Friday, July 13, 2018

Race and Bourgeois Norms

David Brooks reviews the evidence that movement toward racial equality has essentially stopped, and then says,
I’d say the correct response to all this is an attitude I encounter a lot among people who are working in these communities, which you might call left on structural racism and right on cultural accountability.

That is to say, the left-wingers have it correct when they point to the systems of oppression that pervade society: the legacy of residential segregation; the racist attitudes in the workplace that demonstrably make it much harder for African-American men to get jobs; the prejudices — in the schools, in the streets and in the judicial system — that make it much more likely that African-American males will be punished, incarcerated and marginalized.

But conservatives are right to point to the importance of bourgeois norms.
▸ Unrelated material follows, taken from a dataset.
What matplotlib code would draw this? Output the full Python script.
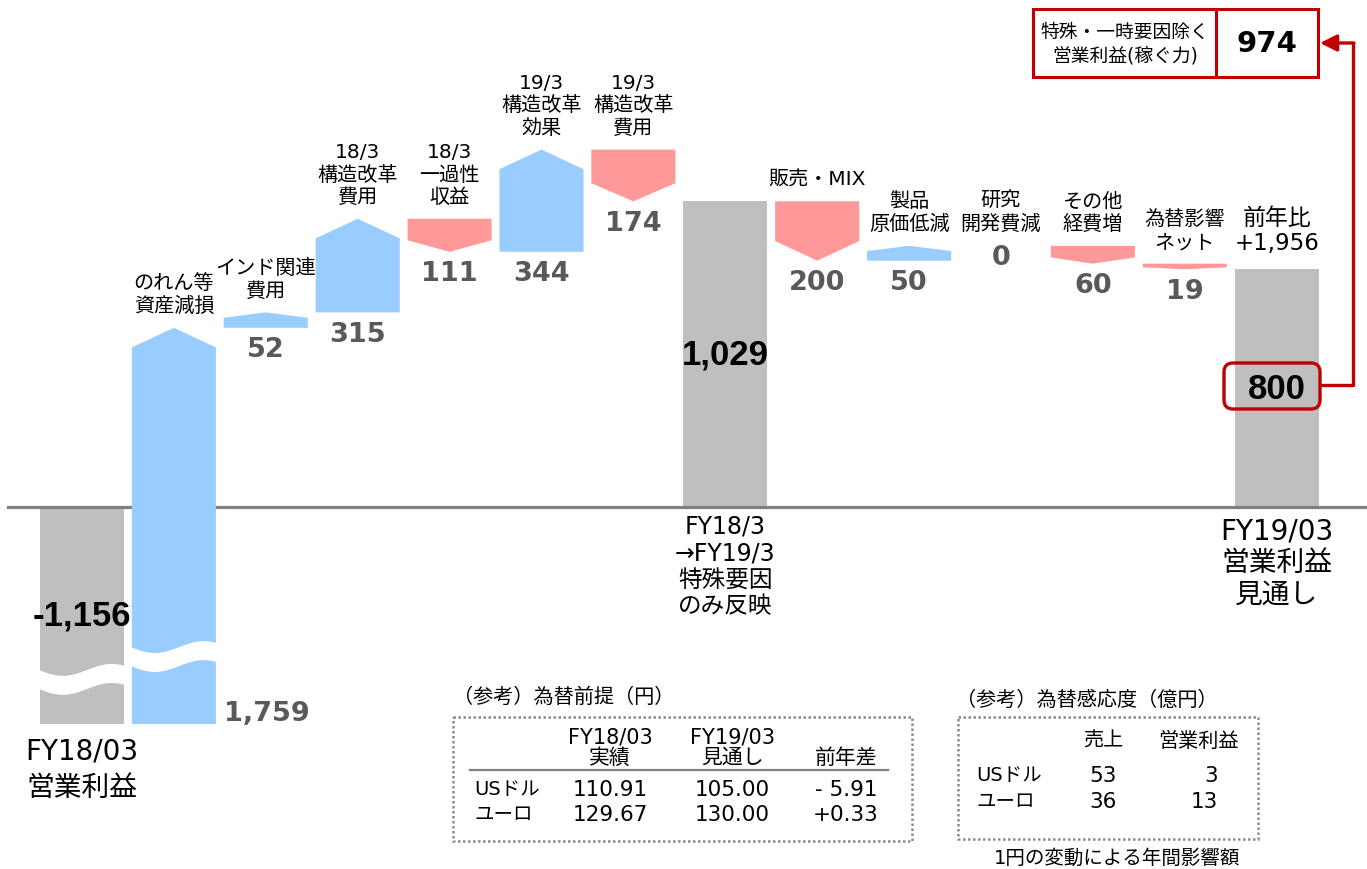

Three institutions do an impressive job of reducing racial disparity: the military, marriage and church. As the A.E.I. study shows, black men who served in the military are more likely to be in the middle class than those who did not. Black men who attended religious services are 76 percent more likely to attain at least middle-class status than those who did not. As Chetty’s research shows, the general presence of fathers — not just one’s own — in the community is a powerful determinant of whether young men will be able to rise and thrive.
There is a critique of the 60s which says that all the personal freedom worked out great for those at the top of society, but has been a complete disaster for the less fortunate. Sometimes I think there is something to it.